## DIRECTIONS
Starting at the first line of the listing below, retype each line up to and including the one that contains "(0,0) rectangle (854,578);". Leave pictures out.

"""

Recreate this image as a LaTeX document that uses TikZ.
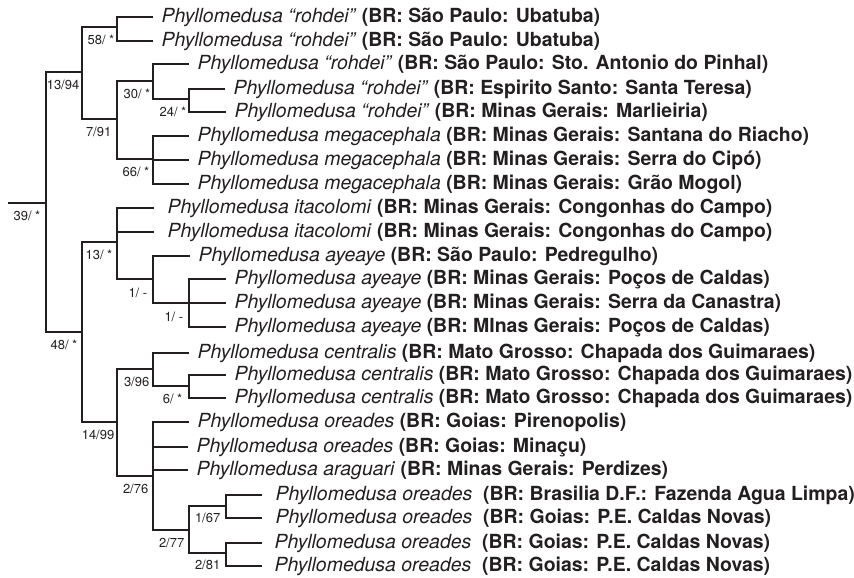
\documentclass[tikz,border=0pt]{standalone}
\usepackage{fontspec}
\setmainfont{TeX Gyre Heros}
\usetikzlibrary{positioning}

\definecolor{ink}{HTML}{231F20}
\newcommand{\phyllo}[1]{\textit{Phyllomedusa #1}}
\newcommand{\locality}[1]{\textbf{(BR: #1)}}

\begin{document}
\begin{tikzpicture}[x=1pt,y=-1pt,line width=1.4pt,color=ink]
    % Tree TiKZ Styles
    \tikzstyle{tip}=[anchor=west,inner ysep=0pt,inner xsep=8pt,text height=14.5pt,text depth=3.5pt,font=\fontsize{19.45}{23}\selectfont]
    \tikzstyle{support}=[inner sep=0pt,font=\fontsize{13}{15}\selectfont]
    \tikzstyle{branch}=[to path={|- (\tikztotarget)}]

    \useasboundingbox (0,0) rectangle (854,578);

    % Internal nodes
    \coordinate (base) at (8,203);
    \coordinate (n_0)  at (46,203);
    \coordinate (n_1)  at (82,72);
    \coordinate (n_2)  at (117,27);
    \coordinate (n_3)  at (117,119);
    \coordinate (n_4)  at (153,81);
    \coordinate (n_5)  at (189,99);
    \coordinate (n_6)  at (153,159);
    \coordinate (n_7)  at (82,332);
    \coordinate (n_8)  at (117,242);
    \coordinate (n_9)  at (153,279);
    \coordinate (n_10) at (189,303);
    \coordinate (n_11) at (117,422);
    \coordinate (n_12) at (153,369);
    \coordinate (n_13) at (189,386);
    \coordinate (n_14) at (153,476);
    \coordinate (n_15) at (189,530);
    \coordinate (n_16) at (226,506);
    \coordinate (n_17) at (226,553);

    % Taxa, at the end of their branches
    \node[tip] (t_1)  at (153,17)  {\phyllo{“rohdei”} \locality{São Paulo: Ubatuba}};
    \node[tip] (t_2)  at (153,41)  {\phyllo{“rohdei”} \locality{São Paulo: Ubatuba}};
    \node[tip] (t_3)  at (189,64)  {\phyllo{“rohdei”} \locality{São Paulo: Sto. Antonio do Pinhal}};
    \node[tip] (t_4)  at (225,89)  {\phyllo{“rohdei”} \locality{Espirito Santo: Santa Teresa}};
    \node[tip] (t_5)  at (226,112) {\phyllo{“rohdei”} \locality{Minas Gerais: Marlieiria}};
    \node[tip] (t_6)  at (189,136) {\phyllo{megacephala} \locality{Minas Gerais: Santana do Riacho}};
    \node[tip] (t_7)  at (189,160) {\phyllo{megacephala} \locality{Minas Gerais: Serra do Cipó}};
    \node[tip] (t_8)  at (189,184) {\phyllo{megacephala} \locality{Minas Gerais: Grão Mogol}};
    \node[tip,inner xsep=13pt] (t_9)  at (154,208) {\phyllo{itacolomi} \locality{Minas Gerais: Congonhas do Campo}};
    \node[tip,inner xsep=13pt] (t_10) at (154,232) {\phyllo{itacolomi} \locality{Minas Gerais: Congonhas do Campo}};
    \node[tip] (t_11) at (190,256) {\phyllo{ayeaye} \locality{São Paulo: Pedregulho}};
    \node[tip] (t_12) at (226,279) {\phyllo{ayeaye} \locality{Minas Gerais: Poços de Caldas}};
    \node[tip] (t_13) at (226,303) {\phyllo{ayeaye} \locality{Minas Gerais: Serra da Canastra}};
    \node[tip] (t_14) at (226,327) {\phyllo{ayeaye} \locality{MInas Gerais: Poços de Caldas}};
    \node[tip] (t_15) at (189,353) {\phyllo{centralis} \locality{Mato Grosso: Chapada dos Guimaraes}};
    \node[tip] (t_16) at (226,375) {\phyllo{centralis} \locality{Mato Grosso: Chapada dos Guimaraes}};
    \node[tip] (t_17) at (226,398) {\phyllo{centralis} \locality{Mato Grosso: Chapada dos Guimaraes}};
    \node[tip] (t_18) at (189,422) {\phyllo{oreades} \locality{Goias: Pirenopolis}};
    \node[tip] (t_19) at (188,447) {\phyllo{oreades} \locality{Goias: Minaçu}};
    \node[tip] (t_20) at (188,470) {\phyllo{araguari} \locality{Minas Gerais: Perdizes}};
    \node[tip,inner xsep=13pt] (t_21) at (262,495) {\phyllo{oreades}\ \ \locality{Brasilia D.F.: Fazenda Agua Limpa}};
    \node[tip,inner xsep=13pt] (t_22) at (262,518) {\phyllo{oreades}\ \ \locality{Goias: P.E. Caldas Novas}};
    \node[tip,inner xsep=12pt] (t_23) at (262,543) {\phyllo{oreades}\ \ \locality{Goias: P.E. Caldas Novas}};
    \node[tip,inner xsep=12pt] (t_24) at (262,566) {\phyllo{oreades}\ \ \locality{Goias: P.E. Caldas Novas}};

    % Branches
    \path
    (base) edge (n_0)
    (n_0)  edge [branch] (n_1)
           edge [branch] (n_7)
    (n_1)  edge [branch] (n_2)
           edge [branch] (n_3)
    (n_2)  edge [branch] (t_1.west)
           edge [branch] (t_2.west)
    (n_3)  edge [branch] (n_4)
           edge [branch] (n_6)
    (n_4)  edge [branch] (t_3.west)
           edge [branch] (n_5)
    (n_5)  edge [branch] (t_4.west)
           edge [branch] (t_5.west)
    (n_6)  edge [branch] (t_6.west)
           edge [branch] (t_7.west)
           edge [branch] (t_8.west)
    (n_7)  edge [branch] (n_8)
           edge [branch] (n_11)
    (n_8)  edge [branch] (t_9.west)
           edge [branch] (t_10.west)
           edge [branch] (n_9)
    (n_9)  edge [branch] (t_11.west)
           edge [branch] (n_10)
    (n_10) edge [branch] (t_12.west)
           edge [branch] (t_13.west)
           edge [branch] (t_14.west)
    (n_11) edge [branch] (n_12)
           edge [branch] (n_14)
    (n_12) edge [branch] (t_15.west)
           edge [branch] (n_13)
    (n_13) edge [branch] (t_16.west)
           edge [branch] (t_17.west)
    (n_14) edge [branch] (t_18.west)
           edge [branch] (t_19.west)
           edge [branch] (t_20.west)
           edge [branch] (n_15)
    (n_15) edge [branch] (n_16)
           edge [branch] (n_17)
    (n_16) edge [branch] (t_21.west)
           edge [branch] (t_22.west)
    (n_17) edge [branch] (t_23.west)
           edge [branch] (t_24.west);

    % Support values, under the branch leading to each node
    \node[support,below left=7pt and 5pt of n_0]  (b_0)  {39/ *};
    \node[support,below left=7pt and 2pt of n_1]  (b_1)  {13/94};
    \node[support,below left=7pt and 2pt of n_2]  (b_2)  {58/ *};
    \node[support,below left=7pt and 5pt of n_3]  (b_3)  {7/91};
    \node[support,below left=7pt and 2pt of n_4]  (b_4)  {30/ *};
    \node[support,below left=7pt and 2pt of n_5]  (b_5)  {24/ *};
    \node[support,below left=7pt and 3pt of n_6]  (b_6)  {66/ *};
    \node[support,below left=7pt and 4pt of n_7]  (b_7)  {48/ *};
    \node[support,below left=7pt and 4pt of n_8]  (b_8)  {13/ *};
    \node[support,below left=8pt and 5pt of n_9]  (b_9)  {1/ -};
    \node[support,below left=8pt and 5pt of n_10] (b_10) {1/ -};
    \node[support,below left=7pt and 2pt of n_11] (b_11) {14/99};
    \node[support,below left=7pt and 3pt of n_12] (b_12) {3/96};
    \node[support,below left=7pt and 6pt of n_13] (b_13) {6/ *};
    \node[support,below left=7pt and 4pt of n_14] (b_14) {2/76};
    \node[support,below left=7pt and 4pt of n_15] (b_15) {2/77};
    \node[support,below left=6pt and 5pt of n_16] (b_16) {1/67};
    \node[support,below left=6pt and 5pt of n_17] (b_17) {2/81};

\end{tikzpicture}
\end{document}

"""

## SOLUTION FOR THIS PROBLEM
Recreate this image as a LaTeX document that uses TikZ.
\documentclass[tikz,border=0pt]{standalone}
\usepackage{fontspec}
\setmainfont{TeX Gyre Heros}
\usetikzlibrary{positioning}

\definecolor{ink}{HTML}{231F20}
\newcommand{\phyllo}[1]{\textit{Phyllomedusa #1}}
\newcommand{\locality}[1]{\textbf{(BR: #1)}}

\begin{document}
\begin{tikzpicture}[x=1pt,y=-1pt,line width=1.4pt,color=ink]
    % Tree TiKZ Styles
    \tikzstyle{tip}=[anchor=west,inner ysep=0pt,inner xsep=8pt,text height=14.5pt,text depth=3.5pt,font=\fontsize{19.45}{23}\selectfont]
    \tikzstyle{support}=[inner sep=0pt,font=\fontsize{13}{15}\selectfont]
    \tikzstyle{branch}=[to path={|- (\tikztotarget)}]

    \useasboundingbox (0,0) rectangle (854,578);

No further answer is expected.